WASHINGTON (Reuters) - The United States urged Egyptian President Hosni Mubarak to do more than name a new government in response to mass protests and sent an envoy to Cairo to reinforce the message.
Former U.S. ambassador to Egypt Frank Wisner was on the ground in Cairo as U.S. officials sought to bring pressure on Mubarak without openly calling on him to step down.
Officials said the Egyptian government needs a path to a credible presidential election in September as part of an “orderly transition.” Also needed are a lifting of emergency law and negotiations with a broad cross-section of Egyptians, including opposition groups, they said.
State Department spokesman P.J. Crowley said Wisner “has the opportunity to gain a perspective on what they’re thinking and what their ideas are in terms of process that we’ve clearly called for.”
Still walking a diplomatic tightrope, the White House insisted President Barack Obama was not calling on Mubarak to step down after a week of street protests against him and said it was up to the Egyptian people to decide their future.
Obama has voiced concerns to aides that any U.S. effort to insert itself into the situation could backfire.
After a weekend in which Mubarak named a new vice president but still clung to power, White House spokesman Robert Gibbs said, “This is not about appointments, it’s about actions.”
“Obviously there is more work to be done. ... The way Egypt looks and operates must change,” Gibbs said.
The White House said Vice President Joe Biden called King Hamad bin Isa al-Khalifa of Bahrain on Monday and reiterated the strong U.S. focus on opposing violence and support for human rights, free speech and an orderly transition to a government responsive to the Egyptian people’s Aspirations.
As the crisis led to an surge in crude oil prices, a U.S. lawmaker called on the White House to set aside its delicate balancing act and call on Mubarak to step down.
“While initially it may have been prudent for the Obama administration to walk that rhetorical tight rope to keep the confidence of regional leaders, that moment has surely passed,” said Democratic Representative Gary Ackerman.
Jon Alterman, a Middle East expert at the Center for Strategic and International Studies, said there was no American role in forcing a transition of power in Egypt or directly shaping how it turns out.

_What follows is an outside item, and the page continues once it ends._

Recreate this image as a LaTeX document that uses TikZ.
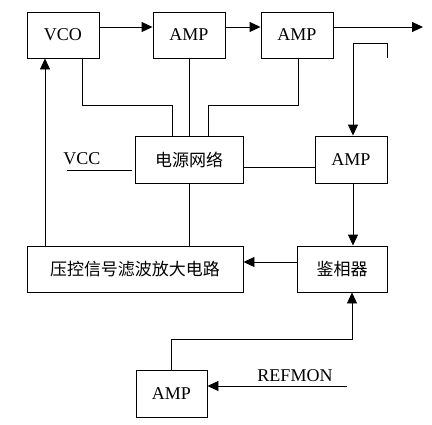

“But there’s a sense of growing inevitability and a desire to make that transition as peaceful as possible,” he said. “As far as I can tell, the thinking of this administration has shifted to this being a question, not of if, but when.”
The problem for U.S. policymakers is: who would replace Mubarak, a stalwart ally for 30 years? They fear the possibility of radical Muslims taking over in a country of paramount strategic importance to Washington.
Stephen Grand, a Middle East expert at the Brookings Institution, said U.S. officials “seem to have in mind a managed transition that avoids the creation of a vacuum that extremist elements might exploit.”
“This could mean the creation of a caretaker government that oversees the rewriting of the constitution and the holding of free and fair elections,” he said.
Obama reviewed Egyptian strategy with national security aides and a group of outside analysts on Monday.
The crisis is taking its toll on oil markets.
Brent crude oil futures surged to $101 a barrel, a 28-month high, as anxieties rose that protests in Egypt could spark instability across the Middle East and disrupt oil shipments through the Suez Canal.
U.S. stocks rose as investors focused on the expanding U.S. economy and rising earnings, satisfied the situation in Egypt would not escalate into widespread violence or turmoil. The broad Standard & Poor’s 500 Index closed up 0.77 percent, at 1,286.12.
Senator Jeff Bingaman, chairman of the U.S. Senate’s energy panel, warned on Monday that the escalating protests in Egypt could affect U.S. access to affordable energy supplies.
Egypt’s Suez Canal allows the transport of crude oil and liquefied natural gas bound for the U.S. and other countries.
National security aides at the White House were monitoring the effect the unrest and uncertainty in Egypt may have on oil and financial markets. Gibbs said no disruptions had been reported in the Suez Canal.